_Instruction_: Gather all lines from the material that contain the word "this".

_Supplied data_:
***
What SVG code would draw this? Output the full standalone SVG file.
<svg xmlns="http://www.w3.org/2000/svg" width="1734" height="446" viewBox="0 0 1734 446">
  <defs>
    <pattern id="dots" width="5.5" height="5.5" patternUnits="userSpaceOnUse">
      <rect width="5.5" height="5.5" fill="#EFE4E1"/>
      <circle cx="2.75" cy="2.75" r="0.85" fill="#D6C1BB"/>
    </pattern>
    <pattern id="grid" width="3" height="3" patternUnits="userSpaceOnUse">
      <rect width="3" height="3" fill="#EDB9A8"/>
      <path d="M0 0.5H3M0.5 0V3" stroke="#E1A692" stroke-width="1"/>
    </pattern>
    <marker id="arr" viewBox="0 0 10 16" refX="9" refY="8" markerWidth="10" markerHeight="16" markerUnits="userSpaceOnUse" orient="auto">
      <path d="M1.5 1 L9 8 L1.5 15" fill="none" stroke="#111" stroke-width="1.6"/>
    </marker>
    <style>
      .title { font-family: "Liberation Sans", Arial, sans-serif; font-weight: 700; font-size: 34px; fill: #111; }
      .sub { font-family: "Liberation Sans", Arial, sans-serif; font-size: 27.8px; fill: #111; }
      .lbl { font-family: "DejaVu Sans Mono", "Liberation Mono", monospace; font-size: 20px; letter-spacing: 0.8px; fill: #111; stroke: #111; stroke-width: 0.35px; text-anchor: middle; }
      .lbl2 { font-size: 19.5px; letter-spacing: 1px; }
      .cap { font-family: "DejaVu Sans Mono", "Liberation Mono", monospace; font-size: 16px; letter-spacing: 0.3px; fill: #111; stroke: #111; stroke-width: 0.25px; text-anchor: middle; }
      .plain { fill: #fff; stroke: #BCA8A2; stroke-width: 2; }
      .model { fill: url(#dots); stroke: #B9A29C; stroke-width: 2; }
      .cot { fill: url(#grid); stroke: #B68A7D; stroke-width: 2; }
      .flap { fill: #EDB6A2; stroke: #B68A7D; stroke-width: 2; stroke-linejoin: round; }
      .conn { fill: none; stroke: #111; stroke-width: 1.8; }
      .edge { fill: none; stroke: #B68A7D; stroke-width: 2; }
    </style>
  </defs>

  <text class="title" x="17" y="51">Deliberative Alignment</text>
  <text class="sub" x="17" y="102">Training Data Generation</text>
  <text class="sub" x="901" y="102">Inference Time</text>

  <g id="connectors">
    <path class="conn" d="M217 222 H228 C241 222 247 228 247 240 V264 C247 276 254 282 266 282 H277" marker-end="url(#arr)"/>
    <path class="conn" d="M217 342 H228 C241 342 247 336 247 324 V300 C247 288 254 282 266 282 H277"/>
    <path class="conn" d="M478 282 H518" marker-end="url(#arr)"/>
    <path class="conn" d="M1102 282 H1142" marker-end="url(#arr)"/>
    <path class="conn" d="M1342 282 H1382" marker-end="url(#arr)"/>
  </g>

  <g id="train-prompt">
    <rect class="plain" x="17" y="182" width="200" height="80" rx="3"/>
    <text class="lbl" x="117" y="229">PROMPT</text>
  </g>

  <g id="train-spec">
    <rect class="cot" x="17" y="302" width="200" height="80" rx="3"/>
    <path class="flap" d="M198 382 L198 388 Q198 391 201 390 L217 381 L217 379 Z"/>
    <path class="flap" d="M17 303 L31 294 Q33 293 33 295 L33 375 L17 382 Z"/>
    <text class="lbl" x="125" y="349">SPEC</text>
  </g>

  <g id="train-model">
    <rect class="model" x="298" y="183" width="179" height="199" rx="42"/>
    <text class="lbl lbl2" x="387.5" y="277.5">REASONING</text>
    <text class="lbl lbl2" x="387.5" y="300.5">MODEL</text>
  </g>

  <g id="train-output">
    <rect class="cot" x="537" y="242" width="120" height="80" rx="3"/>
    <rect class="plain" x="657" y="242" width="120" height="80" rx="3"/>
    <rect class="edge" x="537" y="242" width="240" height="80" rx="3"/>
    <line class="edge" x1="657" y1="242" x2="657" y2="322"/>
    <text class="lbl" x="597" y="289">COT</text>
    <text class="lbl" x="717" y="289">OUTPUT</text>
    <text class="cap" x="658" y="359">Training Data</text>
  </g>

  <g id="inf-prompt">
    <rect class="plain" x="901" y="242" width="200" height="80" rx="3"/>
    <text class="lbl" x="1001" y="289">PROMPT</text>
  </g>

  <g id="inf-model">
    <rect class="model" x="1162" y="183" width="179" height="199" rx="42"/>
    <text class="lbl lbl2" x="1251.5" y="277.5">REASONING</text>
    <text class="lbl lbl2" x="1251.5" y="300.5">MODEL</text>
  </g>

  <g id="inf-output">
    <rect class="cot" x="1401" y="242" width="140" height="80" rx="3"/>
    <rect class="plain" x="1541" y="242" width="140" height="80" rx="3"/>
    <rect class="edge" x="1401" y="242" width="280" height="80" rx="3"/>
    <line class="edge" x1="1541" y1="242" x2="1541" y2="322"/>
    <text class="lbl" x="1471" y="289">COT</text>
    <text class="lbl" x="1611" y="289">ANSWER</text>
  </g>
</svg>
***
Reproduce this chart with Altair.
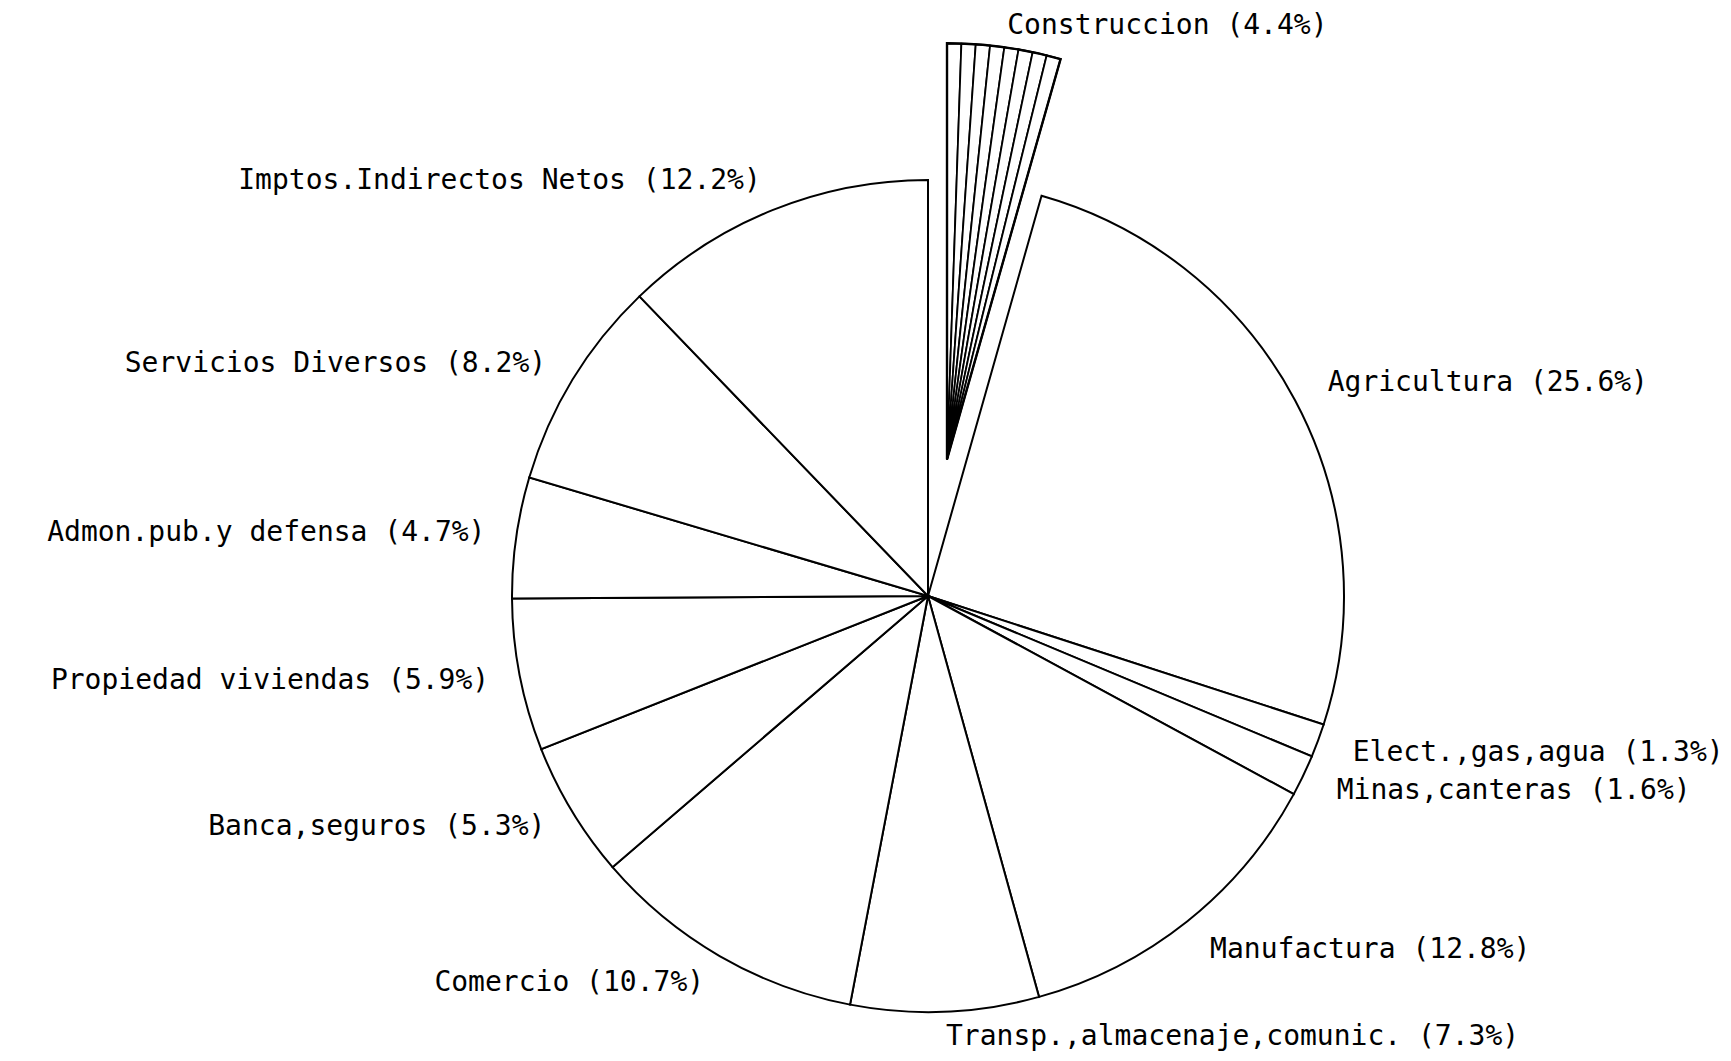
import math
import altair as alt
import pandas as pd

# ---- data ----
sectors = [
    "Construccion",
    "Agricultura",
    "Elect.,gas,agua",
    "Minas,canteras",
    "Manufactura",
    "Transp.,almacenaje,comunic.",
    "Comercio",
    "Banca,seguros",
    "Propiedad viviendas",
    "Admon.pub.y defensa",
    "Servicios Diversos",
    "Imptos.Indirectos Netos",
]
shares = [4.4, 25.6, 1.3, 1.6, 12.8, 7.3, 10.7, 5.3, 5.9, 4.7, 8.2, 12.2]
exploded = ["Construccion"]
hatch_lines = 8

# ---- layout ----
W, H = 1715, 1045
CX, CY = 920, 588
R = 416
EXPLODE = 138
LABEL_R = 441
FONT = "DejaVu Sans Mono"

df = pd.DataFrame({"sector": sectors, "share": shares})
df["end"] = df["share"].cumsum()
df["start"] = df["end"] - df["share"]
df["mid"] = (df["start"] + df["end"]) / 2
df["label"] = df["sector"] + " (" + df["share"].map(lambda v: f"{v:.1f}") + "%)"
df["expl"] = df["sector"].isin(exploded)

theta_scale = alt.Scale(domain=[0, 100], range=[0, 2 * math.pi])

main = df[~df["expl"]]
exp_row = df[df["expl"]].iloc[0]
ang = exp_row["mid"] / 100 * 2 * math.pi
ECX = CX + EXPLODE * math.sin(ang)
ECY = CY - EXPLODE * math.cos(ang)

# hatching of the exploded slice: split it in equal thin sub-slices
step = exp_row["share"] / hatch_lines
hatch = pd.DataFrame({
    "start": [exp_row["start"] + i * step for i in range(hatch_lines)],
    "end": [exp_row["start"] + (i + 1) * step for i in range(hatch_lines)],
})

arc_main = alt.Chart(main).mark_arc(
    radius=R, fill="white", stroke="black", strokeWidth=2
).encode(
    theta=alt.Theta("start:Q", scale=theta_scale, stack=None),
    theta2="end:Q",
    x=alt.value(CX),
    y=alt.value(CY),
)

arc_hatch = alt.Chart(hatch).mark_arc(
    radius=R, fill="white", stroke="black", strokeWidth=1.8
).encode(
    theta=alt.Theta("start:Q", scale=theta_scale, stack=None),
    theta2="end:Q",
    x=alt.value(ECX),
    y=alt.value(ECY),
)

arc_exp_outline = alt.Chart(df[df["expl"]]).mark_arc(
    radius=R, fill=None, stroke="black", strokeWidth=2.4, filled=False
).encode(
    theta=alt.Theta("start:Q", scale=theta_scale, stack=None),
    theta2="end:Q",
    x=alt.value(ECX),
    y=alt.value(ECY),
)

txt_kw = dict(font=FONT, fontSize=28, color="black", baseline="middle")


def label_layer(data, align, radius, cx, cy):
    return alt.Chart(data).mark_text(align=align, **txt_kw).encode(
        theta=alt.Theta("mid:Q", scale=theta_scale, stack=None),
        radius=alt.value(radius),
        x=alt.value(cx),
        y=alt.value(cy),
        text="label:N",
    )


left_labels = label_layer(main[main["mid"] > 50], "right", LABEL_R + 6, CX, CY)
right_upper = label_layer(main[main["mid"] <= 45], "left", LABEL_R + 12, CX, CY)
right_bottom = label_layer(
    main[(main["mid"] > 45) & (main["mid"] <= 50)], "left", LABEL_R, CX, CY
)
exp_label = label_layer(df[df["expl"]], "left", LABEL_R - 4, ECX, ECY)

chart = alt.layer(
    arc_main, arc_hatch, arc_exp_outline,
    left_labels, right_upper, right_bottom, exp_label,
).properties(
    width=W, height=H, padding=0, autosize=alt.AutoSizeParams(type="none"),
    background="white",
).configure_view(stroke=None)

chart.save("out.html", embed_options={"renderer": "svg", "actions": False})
***
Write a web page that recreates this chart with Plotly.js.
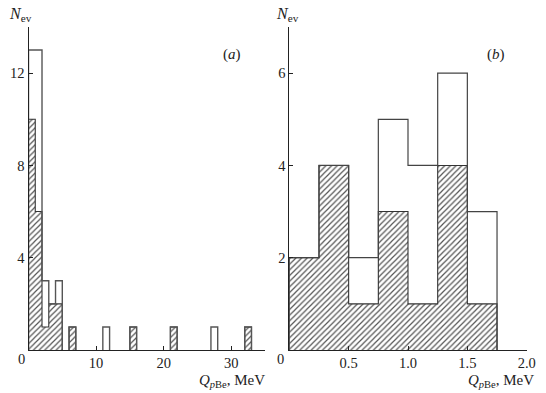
***
_Solved exercise_:
What SVG code would draw this? Output the full standalone SVG file.
Reproduce this chart with Altair.
Write a web page that recreates this chart with Plotly.js.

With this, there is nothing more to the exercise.